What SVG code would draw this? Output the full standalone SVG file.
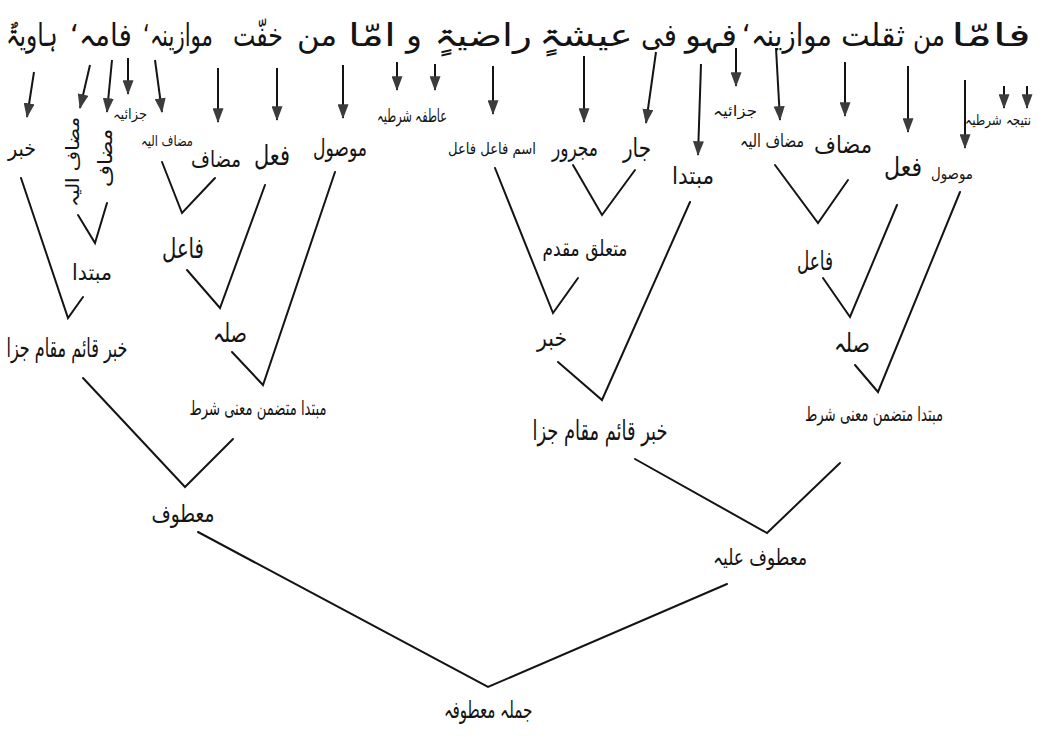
<svg xmlns="http://www.w3.org/2000/svg" width="1049" height="737" viewBox="0 0 1049 737">
<style>
.t{font-family:"DejaVu Sans","Noto Sans",sans-serif;fill:#141414;text-anchor:middle;dominant-baseline:central;direction:rtl;unicode-bidi:embed}
.w{font-size:31px}
.e{stroke:#141414;stroke-width:2;fill:none;stroke-linecap:round}
.a{stroke:#141414;stroke-width:2;fill:none;marker-end:url(#ah)}
</style>
<defs>
<marker id="ah" viewBox="0 0 16 12" refX="15" refY="6" markerWidth="15" markerHeight="11" markerUnits="userSpaceOnUse" orient="auto">
<path d="M0,0 L16,6 L0,12 z" fill="#3c3c3c"/>
</marker>
</defs>
<rect width="1049" height="737" fill="#ffffff"/>

<g id="sentence">
<text class="t w" x="991" y="35" textLength="80" lengthAdjust="spacingAndGlyphs">فامّا</text>
<text class="t w" x="929" y="35" textLength="32" lengthAdjust="spacingAndGlyphs">من</text>
<text class="t w" x="873" y="35" textLength="64" lengthAdjust="spacingAndGlyphs">ثقلت</text>
<text class="t w" x="787" y="35" textLength="90" lengthAdjust="spacingAndGlyphs">موازینہ‘</text>
<text class="t w" x="711" y="35" textLength="52" lengthAdjust="spacingAndGlyphs">فہو</text>
<text class="t w" x="659" y="35" textLength="36" lengthAdjust="spacingAndGlyphs">فی</text>
<text class="t w" x="586" y="35" textLength="94" lengthAdjust="spacingAndGlyphs">عیشۃٍ</text>
<text class="t w" x="483" y="35" textLength="98" lengthAdjust="spacingAndGlyphs">راضیۃٍ</text>
<text class="t w" x="414" y="35" textLength="16" lengthAdjust="spacingAndGlyphs">و</text>
<text class="t w" x="372" y="35" textLength="48" lengthAdjust="spacingAndGlyphs">امّا</text>
<text class="t w" x="317" y="35" textLength="40" lengthAdjust="spacingAndGlyphs" font-size="29">من</text>
<text class="t w" x="258" y="35" textLength="50" lengthAdjust="spacingAndGlyphs" font-size="24">خفّت</text>
<text class="t w" x="178" y="35" textLength="70" lengthAdjust="spacingAndGlyphs" font-size="25">موازینہ‘</text>
<text class="t w" x="101" y="35" textLength="62" lengthAdjust="spacingAndGlyphs">فامہ‘</text>
<text class="t w" x="32" y="35" textLength="52" lengthAdjust="spacingAndGlyphs">ہاویۃٌ</text>
</g>

<g id="connectors">
<line class="a" x1="34" y1="72" x2="27" y2="117"/>
<line class="a" x1="90" y1="65" x2="80" y2="108"/>
<line class="a" x1="112" y1="60" x2="107" y2="112"/>
<line class="a" x1="128" y1="58" x2="128" y2="94"/>
<line class="a" x1="155" y1="60" x2="162" y2="112"/>
<line class="a" x1="218" y1="68" x2="218" y2="122"/>
<line class="a" x1="277" y1="68" x2="277" y2="120"/>
<line class="a" x1="343" y1="65" x2="343" y2="118"/>
<line class="a" x1="397" y1="62" x2="397" y2="90"/>
<line class="a" x1="435" y1="64" x2="435" y2="90"/>
<line class="a" x1="493" y1="66" x2="493" y2="114"/>
<line class="a" x1="584" y1="56" x2="584" y2="122"/>
<line class="a" x1="656" y1="52" x2="646" y2="123"/>
<line class="a" x1="701" y1="64" x2="698" y2="155"/>
<line class="a" x1="736" y1="48" x2="736" y2="86"/>
<line class="a" x1="776" y1="48" x2="780" y2="120"/>
<line class="a" x1="845" y1="62" x2="845" y2="116"/>
<line class="a" x1="908" y1="66" x2="908" y2="132"/>
<line class="a" x1="965" y1="80" x2="965" y2="148"/>
<line class="a" x1="1004" y1="86" x2="1004" y2="108"/>
<line class="a" x1="1027" y1="86" x2="1027" y2="108"/>

<polyline class="e" points="21,178 68,318 83,297"/>
<polyline class="e" points="78,215 95,243 107,203"/>
<polyline class="e" points="162,162 182,213 215,178"/>
<polyline class="e" points="265,185 220,308 187,270"/>
<polyline class="e" points="335,172 263,385 232,352"/>
<polyline class="e" points="83,378 185,487 233,439"/>
<polyline class="e" points="198,532 488,687 727,584"/>
<polyline class="e" points="495,168 553,313 578,278"/>
<polyline class="e" points="573,165 602,215 635,170"/>
<polyline class="e" points="690,202 602,400 558,362"/>
<polyline class="e" points="635,459 767,533 840,463"/>
<polyline class="e" points="775,165 818,223 848,180"/>
<polyline class="e" points="897,205 850,317 823,278"/>
<polyline class="e" points="960,192 878,392 855,365"/>
</g>

<g id="n-khabar1"><text class="t" x="22" y="148" font-size="22" textLength="28" lengthAdjust="spacingAndGlyphs">خبر</text></g>
<g id="n-mudafilayh-v"><text class="t" x="72" y="162" font-size="18" transform="rotate(-90 72 162)" textLength="90" lengthAdjust="spacingAndGlyphs">مضاف الیہ</text></g>
<g id="n-mudaf-v"><text class="t" x="105" y="158" font-size="20" transform="rotate(-90 105 158)" textLength="58" lengthAdjust="spacingAndGlyphs">مضاف</text></g>
<g id="n-jazaiya1"><text class="t" x="130" y="114" font-size="14" textLength="34" lengthAdjust="spacingAndGlyphs">جزائیہ</text></g>
<g id="n-mudafilayh1"><text class="t" x="167" y="141" font-size="15" textLength="52" lengthAdjust="spacingAndGlyphs">مضاف الیہ</text></g>
<g id="n-mudaf1"><text class="t" x="216" y="159" font-size="23" textLength="50" lengthAdjust="spacingAndGlyphs">مضاف</text></g>
<g id="n-fil1"><text class="t" x="272" y="155" font-size="28" textLength="36" lengthAdjust="spacingAndGlyphs">فعل</text></g>
<g id="n-mawsul1"><text class="t" x="340" y="148" font-size="24" textLength="54" lengthAdjust="spacingAndGlyphs">موصول</text></g>
<g id="n-atifa"><text class="t" x="412" y="115" font-size="18" textLength="70" lengthAdjust="spacingAndGlyphs">عاطفہ شرطیہ</text></g>
<g id="n-ismfail"><text class="t" x="492" y="148" font-size="16" textLength="88" lengthAdjust="spacingAndGlyphs">اسم فاعل فاعل</text></g>
<g id="n-majrur"><text class="t" x="575" y="148" font-size="24" textLength="46" lengthAdjust="spacingAndGlyphs">مجرور</text></g>
<g id="n-jar"><text class="t" x="637" y="148" font-size="26" textLength="28" lengthAdjust="spacingAndGlyphs">جار</text></g>
<g id="n-mubtada2"><text class="t" x="693" y="176" font-size="24" textLength="42" lengthAdjust="spacingAndGlyphs">مبتدا</text></g>
<g id="n-jazaiya2"><text class="t" x="735" y="111" font-size="15" textLength="44" lengthAdjust="spacingAndGlyphs">جزائیہ</text></g>
<g id="n-mudafilayh2"><text class="t" x="772" y="140" font-size="18" textLength="64" lengthAdjust="spacingAndGlyphs">مضاف الیہ</text></g>
<g id="n-mudaf2"><text class="t" x="843" y="145" font-size="24" textLength="58" lengthAdjust="spacingAndGlyphs">مضاف</text></g>
<g id="n-fil2"><text class="t" x="903" y="167" font-size="26" textLength="38" lengthAdjust="spacingAndGlyphs">فعل</text></g>
<g id="n-mawsul2"><text class="t" x="952" y="173" font-size="16" textLength="42" lengthAdjust="spacingAndGlyphs">موصول</text></g>
<g id="n-natija"><text class="t" x="998" y="120" font-size="15" textLength="66" lengthAdjust="spacingAndGlyphs">نتیجہ شرطیہ</text></g>

<g id="n-mubtada1"><text class="t" x="92" y="272" font-size="22" textLength="40" lengthAdjust="spacingAndGlyphs">مبتدا</text></g>
<g id="n-fail1"><text class="t" x="183" y="248" font-size="28" textLength="42" lengthAdjust="spacingAndGlyphs">فاعل</text></g>
<g id="n-mutaalliq"><text class="t" x="585" y="248" font-size="22" textLength="85" lengthAdjust="spacingAndGlyphs">متعلق مقدم</text></g>
<g id="n-fail2"><text class="t" x="815" y="261" font-size="26" textLength="36" lengthAdjust="spacingAndGlyphs">فاعل</text></g>
<g id="n-khabarjaza1"><text class="t" x="67" y="348" font-size="26" textLength="121" lengthAdjust="spacingAndGlyphs">خبر قائم مقام جزا</text></g>
<g id="n-sila1"><text class="t" x="230" y="333" font-size="26" textLength="34" lengthAdjust="spacingAndGlyphs">صلہ</text></g>
<g id="n-khabar2"><text class="t" x="552" y="338" font-size="24" textLength="30" lengthAdjust="spacingAndGlyphs">خبر</text></g>
<g id="n-sila2"><text class="t" x="852" y="343" font-size="26" textLength="36" lengthAdjust="spacingAndGlyphs">صلہ</text></g>
<g id="n-mubtadashart1"><text class="t" x="258" y="408" font-size="20" textLength="137" lengthAdjust="spacingAndGlyphs">مبتدا متضمن معنی شرط</text></g>
<g id="n-khabarjaza2"><text class="t" x="600" y="430" font-size="27" textLength="135" lengthAdjust="spacingAndGlyphs">خبر قائم مقام جزا</text></g>
<g id="n-mubtadashart2"><text class="t" x="874" y="414" font-size="20" textLength="138" lengthAdjust="spacingAndGlyphs">مبتدا متضمن معنی شرط</text></g>
<g id="n-matuf"><text class="t" x="183" y="514" font-size="24" textLength="63" lengthAdjust="spacingAndGlyphs">معطوف</text></g>
<g id="n-matufalayh"><text class="t" x="760" y="557" font-size="22" textLength="94" lengthAdjust="spacingAndGlyphs">معطوف علیہ</text></g>
<g id="n-jumla"><text class="t" x="488" y="710" font-size="24" textLength="89" lengthAdjust="spacingAndGlyphs">جملہ معطوفہ</text></g>
</svg>
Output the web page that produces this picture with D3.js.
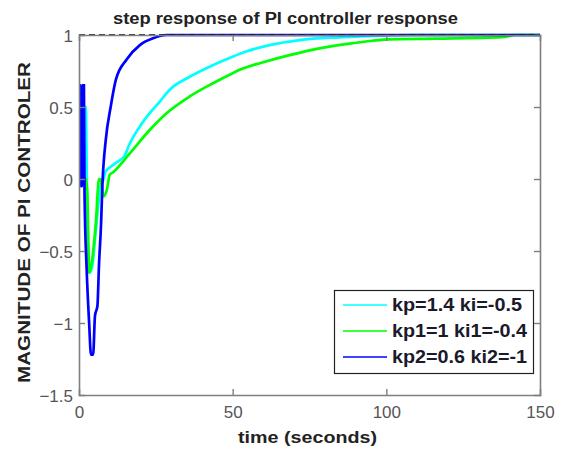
<!DOCTYPE html>
<html>
<head>
<meta charset="utf-8">
<script src="https://cdn.jsdelivr.net/npm/d3@7"></script>
<style>
  html, body { margin: 0; padding: 0; background: #fff; }
  svg { display: block; font-family: "Liberation Sans", Arial, sans-serif; }
</style>
</head>
<body>
<svg id="chart" width="565" height="450"></svg>
<script>
// ---- data ----
const seriesNames = ["kp=1.4 ki=-0.5", "kp1=1 ki1=-0.4", "kp2=0.6 ki2=-1"];
const seriesColors = ["#00ffff", "#00ff00", "#0000ff"];

const timeCyan = [0, 0.2, 2.2, 2.6, 3.4, 4.2, 5.5, 7.0, 8.0, 8.6, 10.0, 12.5, 14.7, 16.6, 19.8, 23.0, 26.3, 29.5, 36.0, 42.5, 49.0, 54.4, 62.0, 71.8, 84.7, 95.5, 108, 150];
const valCyan  = [0, 0.5, 0.5, -0.1, -0.65, -0.62, -0.35, -0.05, 0.0, 0.05, 0.08, 0.12, 0.157, 0.25, 0.365, 0.457, 0.538, 0.62, 0.71, 0.78, 0.84, 0.885, 0.93, 0.965, 0.984, 0.993, 1.0, 1.0];

const timeGreen = [0, 2.3, 2.7, 3.3, 4.0, 5.5, 6.5, 7.0, 8.0, 9.0, 10.0, 11.0, 16.6, 23.0, 28.5, 36.0, 43.6, 50.0, 52.3, 55.0, 58.8, 68.5, 78.2, 88.0, 95.5, 101, 116, 137.7, 142, 150];
const valGreen  = [0, 0.0, -0.1, -0.65, -0.6, -0.3, 0.0, 0.0, -0.12, -0.08, 0.03, 0.045, 0.18, 0.34, 0.457, 0.573, 0.665, 0.735, 0.758, 0.78, 0.804, 0.86, 0.907, 0.94, 0.96, 0.97, 0.975, 0.985, 1.0, 1.0];

const timeBlue = [0, 0.1, 0.5, 0.6, 1.0, 1.1, 1.6, 1.8, 2.5, 3.3, 3.9, 4.6, 5.2, 6.0, 6.5, 7.2, 7.6, 8.7, 10.3, 12.0, 15.5, 19.8, 24.1, 28.5, 150];
const valBlue  = [0, 0.65, 0.65, -0.05, -0.05, 0.65, 0.65, -0.1, -0.63, -1.0, -1.22, -1.22, -0.95, -0.88, -0.6, -0.3, -0.05, 0.27, 0.5, 0.69, 0.83, 0.93, 0.977, 1.0, 1.0];

const referenceLevel = 1;
const xTicks = [0, 50, 100, 150];
const yTicks = [-1.5, -1, -0.5, 0, 0.5, 1];

const titleText = "step response of PI controller response";
const xLabelText = "time (seconds)";
const yLabelText = "MAGNITUDE OF PI CONTROLER";

// ---- layout ----
const svg = d3.select("#chart");
const L = 79, R = 540, T = 35, B = 395;

const x = d3.scaleLinear().domain([0, 150]).range([L, R]);
const y = d3.scaleLinear().domain([-1.5, 1]).range([B, T]);

const series = [
  { t: timeCyan, v: valCyan },
  { t: timeGreen, v: valGreen },
  { t: timeBlue, v: valBlue }
];

const line = d3.line().x(d => x(d[0])).y(d => y(d[1])).curve(d3.curveMonotoneX);
const straight = d3.line().x(d => x(d[0])).y(d => y(d[1]));

svg.append("defs").append("clipPath").attr("id", "plotclip")
  .append("rect").attr("x", L).attr("y", T - 3).attr("width", R - L).attr("height", B - T + 3);

const plot = svg.append("g").attr("clip-path", "url(#plotclip)");

series.forEach((s, i) => {
  const pts = s.t.map((t, j) => [t, s.v[j]]);
  plot.append("path")
    .attr("d", line(pts))
    .attr("fill", "none")
    .attr("stroke", seriesColors[i])
    .attr("stroke-width", 2.7)
    .attr("stroke-linejoin", "miter");
});

// dashed reference line at 1
svg.append("path")
  .attr("d", straight([[0, referenceLevel], [150, referenceLevel]]))
  .attr("stroke", "#000")
  .attr("stroke-width", 1.4)
  .attr("stroke-dasharray", "6,4")
  .attr("fill", "none");

// axes (box)
const axisColor = "#7f7f7f";
const labColor = "#555555";

const xAxisB = d3.axisBottom(x).tickValues(xTicks).tickSize(-6).tickPadding(8).tickFormat(d3.format("d"));
const gxb = svg.append("g").attr("transform", `translate(0,${B})`).call(xAxisB);
const xAxisT = d3.axisTop(x).tickValues(xTicks).tickSize(-6).tickFormat("");
const gxt = svg.append("g").attr("transform", `translate(0,${T})`).call(xAxisT);
const yAxisL = d3.axisLeft(y).tickValues(yTicks).tickSize(-6).tickPadding(6).tickFormat(d => d3.format("")(d));
const gyl = svg.append("g").attr("transform", `translate(${L},0)`).call(yAxisL);
const yAxisR = d3.axisRight(y).tickValues(yTicks).tickSize(-6).tickFormat("");
const gyr = svg.append("g").attr("transform", `translate(${R},0)`).call(yAxisR);

[gxb, gxt, gyl, gyr].forEach(g => {
  g.select(".domain").attr("stroke", axisColor).attr("stroke-width", 1.6);
  g.selectAll(".tick line").attr("stroke", axisColor).attr("stroke-width", 1.4);
  g.selectAll(".tick text")
    .attr("fill", labColor)
    .style("font-size", "17px")
    .style("font-family", "Liberation Sans, Arial, sans-serif");
});
gxb.selectAll(".tick text").attr("dy", "0.9em");
gyl.selectAll(".tick text").attr("dy", "0.36em");
gxb.selectAll(".tick").filter(d => d === 0 || d === 150).select("line").remove();
gxt.selectAll(".tick").filter(d => d === 0 || d === 150).select("line").remove();
gyl.selectAll(".tick").filter(d => d === -1.5 || d === 1).select("line").remove();
gyr.selectAll(".tick").filter(d => d === -1.5 || d === 1).select("line").remove();

// title
svg.append("text")
  .attr("x", (113 + 458) / 2).attr("y", 24)
  .attr("text-anchor", "middle")
  .attr("font-weight", "bold")
  .attr("font-size", 16)
  .attr("fill", "#222")
  .attr("textLength", 345).attr("lengthAdjust", "spacingAndGlyphs")
  .text(titleText);

// x label
svg.append("text")
  .attr("x", (238 + 377) / 2).attr("y", 443)
  .attr("text-anchor", "middle")
  .attr("font-weight", "bold")
  .attr("font-size", 17)
  .attr("fill", "#222")
  .attr("textLength", 139).attr("lengthAdjust", "spacingAndGlyphs")
  .text(xLabelText);

// y label
svg.append("text")
  .attr("transform", `translate(30,${(62 + 383) / 2}) rotate(-90)`)
  .attr("text-anchor", "middle")
  .attr("font-weight", "bold")
  .attr("font-size", 17)
  .attr("fill", "#222")
  .attr("textLength", 321).attr("lengthAdjust", "spacingAndGlyphs")
  .text(yLabelText);

// legend
const lg = svg.append("g");
lg.append("rect")
  .attr("x", 334.5).attr("y", 290.5).attr("width", 199).attr("height", 83)
  .attr("fill", "#fff").attr("stroke", "#222").attr("stroke-width", 1.2);
const legY = [305, 331, 357];
const legW = [130, 135, 135];
seriesNames.forEach((name, i) => {
  lg.append("line")
    .attr("x1", 343).attr("x2", 387)
    .attr("y1", legY[i]).attr("y2", legY[i])
    .attr("stroke", seriesColors[i]).attr("stroke-width", 1.3);
  lg.append("text")
    .attr("x", 392).attr("y", legY[i] + 6)
    .attr("font-weight", "bold")
    .attr("font-size", 18)
    .attr("fill", "#1a1a2a")
    .attr("textLength", legW[i]).attr("lengthAdjust", "spacingAndGlyphs")
    .text(name);
});
</script>
</body>
</html>
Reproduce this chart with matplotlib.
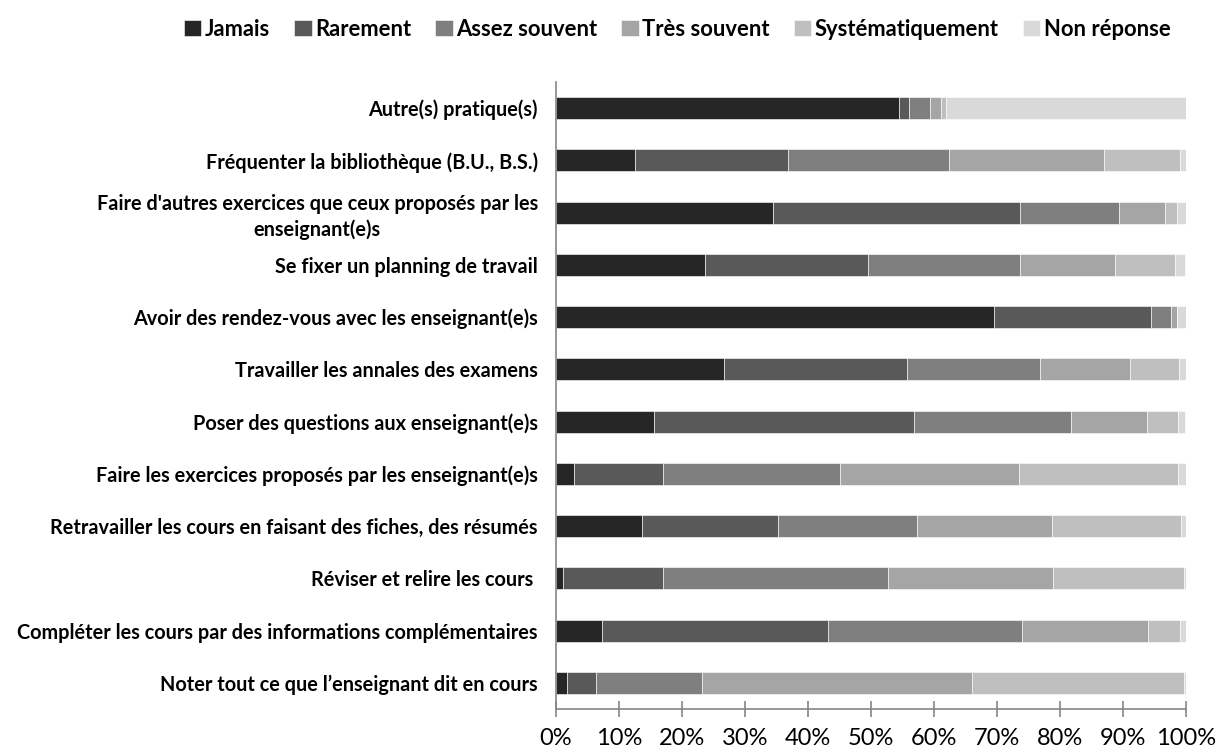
import numpy as np
import matplotlib
matplotlib.use("Agg")
import matplotlib.pyplot as plt

# categories listed top to bottom as in the chart
categories = [
    "Autre(s) pratique(s)",
    "Fréquenter la bibliothèque (B.U., B.S.)",
    "Faire d'autres exercices que ceux proposés par les\nenseignant(e)s",
    "Se fixer un planning de travail",
    "Avoir des rendez-vous avec les enseignant(e)s",
    "Travailler les annales des examens",
    "Poser des questions aux enseignant(e)s",
    "Faire les exercices proposés par les enseignant(e)s",
    "Retravailler les cours en faisant des fiches, des résumés",
    "Réviser et relire les cours ",
    "Compléter les cours par des informations complémentaires",
    "Noter tout ce que l\u2019enseignant dit en cours",
]
series_names = ["Jamais", "Rarement", "Assez souvent", "Très souvent",
                "Systématiquement", "Non réponse"]

jamais = [54.4, 12.6, 34.4, 23.6, 69.6, 26.6, 15.6, 2.9, 13.7, 1.1, 7.3, 1.7]
rarement = [1.7, 24.3, 39.3, 26.0, 24.8, 29.1, 41.2, 14.1, 21.5, 15.9, 35.8, 4.6]
assez = [3.3, 25.5, 15.7, 24.1, 3.2, 21.2, 24.9, 28.1, 22.1, 35.7, 30.9, 16.9]
tres = [1.7, 24.6, 7.3, 15.1, 1.0, 14.2, 12.1, 28.4, 21.5, 26.2, 19.9, 42.8]
systematique = [0.8, 12.1, 1.9, 9.4, 0.0, 7.8, 4.9, 25.2, 20.4, 20.8, 5.2, 33.7]
non_reponse = [38.1, 0.9, 1.4, 1.7, 1.4, 1.1, 1.2, 1.3, 0.8, 0.4, 0.9, 0.3]

colors = ["#262626", "#595959", "#7f7f7f", "#a5a5a5", "#bfbfbf", "#d9d9d9"]

plt.rcParams['font.family'] = ['Lato', 'DejaVu Sans']

fig = plt.figure(figsize=(12.18, 7.54), dpi=100)
ax = fig.add_axes([0.4565, 0.0597, 0.5172, 0.8316])

all_series = [jamais, rarement, assez, tres, systematique, non_reponse]
y = np.arange(len(categories))[::-1]
left = np.zeros(len(categories))
for name, vals, col in zip(series_names, all_series, colors):
    vals = np.array(vals)
    ax.barh(y, vals, left=left, height=0.42, color=col, label=name,
            edgecolor="white", linewidth=0.4)
    left += vals

ax.set_xlim(0, 100)
ax.set_ylim(-0.5, len(categories) - 0.5)
ax.set_yticks(y)
ax.set_yticklabels(categories, fontsize=14.3, fontweight="bold", ha="right",
                   multialignment="center", linespacing=1.3)
ax.tick_params(axis="y", length=0, pad=13)

ax.set_xticks(np.arange(0, 101, 10))
ax.set_xticklabels([f"{v}%" for v in range(0, 101, 10)], fontsize=17)
ax.tick_params(axis="x", direction="inout", length=11, width=1.2,
               color="#868686", pad=8)

for s in ["top", "right"]:
    ax.spines[s].set_visible(False)
for s in ["left", "bottom"]:
    ax.spines[s].set_color("#868686")
    ax.spines[s].set_linewidth(1.2)

fig.legend(loc="center", bbox_to_anchor=(0.556, 0.9615), ncol=6,
           frameon=False, prop={"weight": "bold", "size": 15.8},
           handlelength=0.8, handleheight=0.8, handletextpad=0.15,
           columnspacing=1.1)

fig.savefig("out.png", dpi=100)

__________

▸ PROMPT
From the listing above, restate verbatim the lines running from the one with "Reproduce this chart with matplotlib." through the one with "import matplotlib.pyplot as plt", inclusive, but not the pictures.

▸ FULL SOLUTION
Reproduce this chart with matplotlib.
import numpy as np
import matplotlib
matplotlib.use("Agg")
import matplotlib.pyplot as plt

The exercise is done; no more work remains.